Should I update my SSP to Rev 3 format now?
No. Your SSP must be written against Rev 2 for any CMMC assessment or SPRS submission. Writing your SSP in Rev 3 format creates reconciliation problems for assessors and does not map cleanly to the 110-point SPRS scoring model. Maintain a Rev 2-native SSP with a crosswalk document that tracks your readiness against Rev 3 requirements for future transition planning.
Does NIST 800-171 Rev 3 add new security families with no Rev 2 equivalent?
Yes. Rev 3 adds three families that did not exist in Rev 2: Planning (PL), System and Services Acquisition (SA), and Supply Chain Risk Management (SR). These families address organizational security planning processes, acquisition security requirements, and supplier risk management. Begin assessing readiness against these families now, even though they are not yet required for CMMC.

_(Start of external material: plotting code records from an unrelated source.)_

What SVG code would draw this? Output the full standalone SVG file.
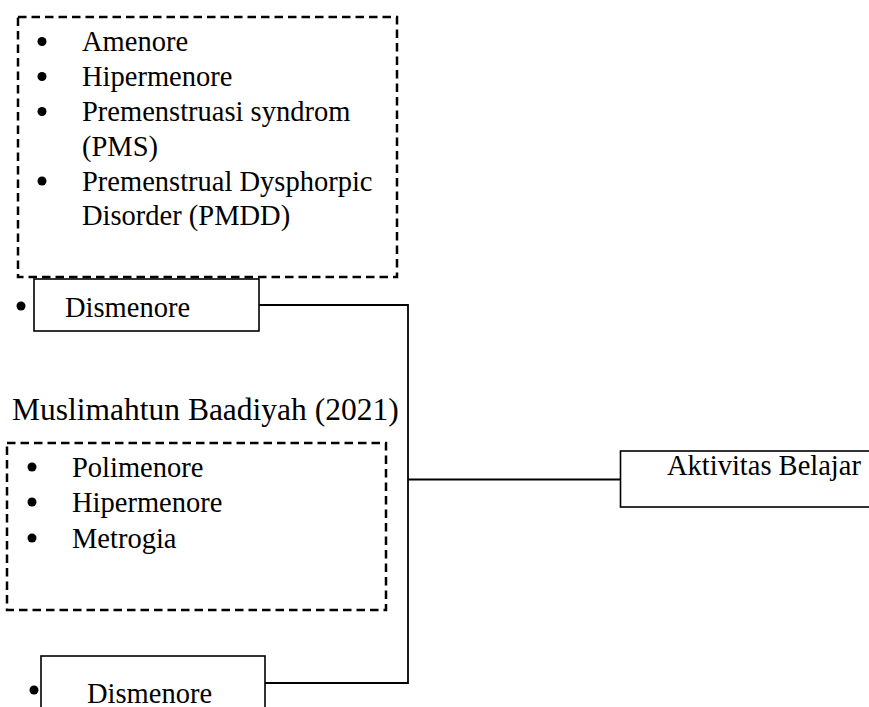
<svg xmlns="http://www.w3.org/2000/svg" width="869" height="707" viewBox="0 0 869 707">
<style>
text{font-family:"Liberation Serif","Times New Roman",serif;font-size:28.5px;fill:#000}
.dash{fill:none;stroke:#000;stroke-width:2.5;stroke-dasharray:8.5 5}
.box{fill:#fff;stroke:#000;stroke-width:1.6}
.conn{fill:none;stroke:#000;stroke-width:1.8}
.b{fill:#000}
</style>
<rect width="869" height="707" fill="#fff"/>
<g id="list-top">
<rect class="dash" x="18" y="17" width="379" height="260"/>
<circle class="b" cx="42" cy="41.5" r="4.5"/><text x="82" y="51">Amenore</text>
<circle class="b" cx="42" cy="76.5" r="4.5"/><text x="82" y="86">Hipermenore</text>
<circle class="b" cx="42" cy="111.5" r="4.5"/><text x="82" y="121">Premenstruasi syndrom</text>
<text x="82" y="156">(PMS)</text>
<circle class="b" cx="42" cy="181" r="4.5"/><text x="82" y="190.5">Premenstrual Dysphorpic</text>
<text x="82" y="225">Disorder (PMDD)</text>
</g>
<g id="dismenore-top">
<rect class="box" x="34" y="279" width="225" height="52"/>
<circle class="b" cx="21" cy="306" r="4.5"/>
<text x="65" y="317">Dismenore</text>
</g>
<g id="author">
<text x="12" y="420" style="font-size:31.5px">Muslimahtun Baadiyah (2021)</text>
</g>
<g id="list-bottom">
<rect class="dash" x="7" y="443" width="379" height="167"/>
<circle class="b" cx="32" cy="467" r="4.5"/><text x="72" y="477">Polimenore</text>
<circle class="b" cx="32" cy="502" r="4.5"/><text x="72" y="512">Hipermenore</text>
<circle class="b" cx="32" cy="538" r="4.5"/><text x="72" y="548">Metrogia</text>
</g>
<g id="dismenore-bottom">
<rect class="box" x="41" y="656" width="224" height="60"/>
<circle class="b" cx="34" cy="690" r="4.5"/>
<text x="87" y="703">Dismenore</text>
</g>
<g id="aktivitas">
<rect class="box" x="620.5" y="451" width="260" height="56"/>
<text x="667" y="475">Aktivitas Belajar</text>
</g>
<g id="connectors">
<polyline class="conn" points="259,305 408,305 408,683 265,683"/>
<line class="conn" x1="408" y1="479.5" x2="621" y2="479.5"/>
</g>
</svg>
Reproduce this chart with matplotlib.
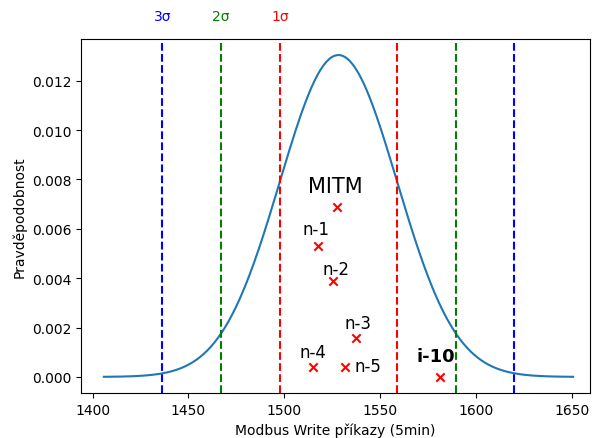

How does NIST 800-171 Rev 3 affect SPRS scoring?
SPRS scoring is based on Rev 2’s 110-control structure with specific negative point values for each unimplemented control, as required by DFARS 252.204-7019. Rev 3 changes do not affect your SPRS score until DoD formally incorporates Rev 3 into CMMC. Attempting to reflect Rev 3 compliance in a way that inflates your Rev 2-based SPRS score creates False Claims Act exposure.
What should defense contractors do right now about NIST 800-171 Rev 3?
Three actions apply immediately. First, confirm your SSP, POA&M, and SPRS score are current and accurate against Rev 2. Second, obtain NIST’s Rev 2-to-Rev 3 mapping document and build a crosswalk column into your existing control tracking. Third, begin a preliminary gap assessment against Rev 3’s three new families (PL, SA, SR), since these have no Rev 2 predecessors and represent the largest remediation effort when the transition is required.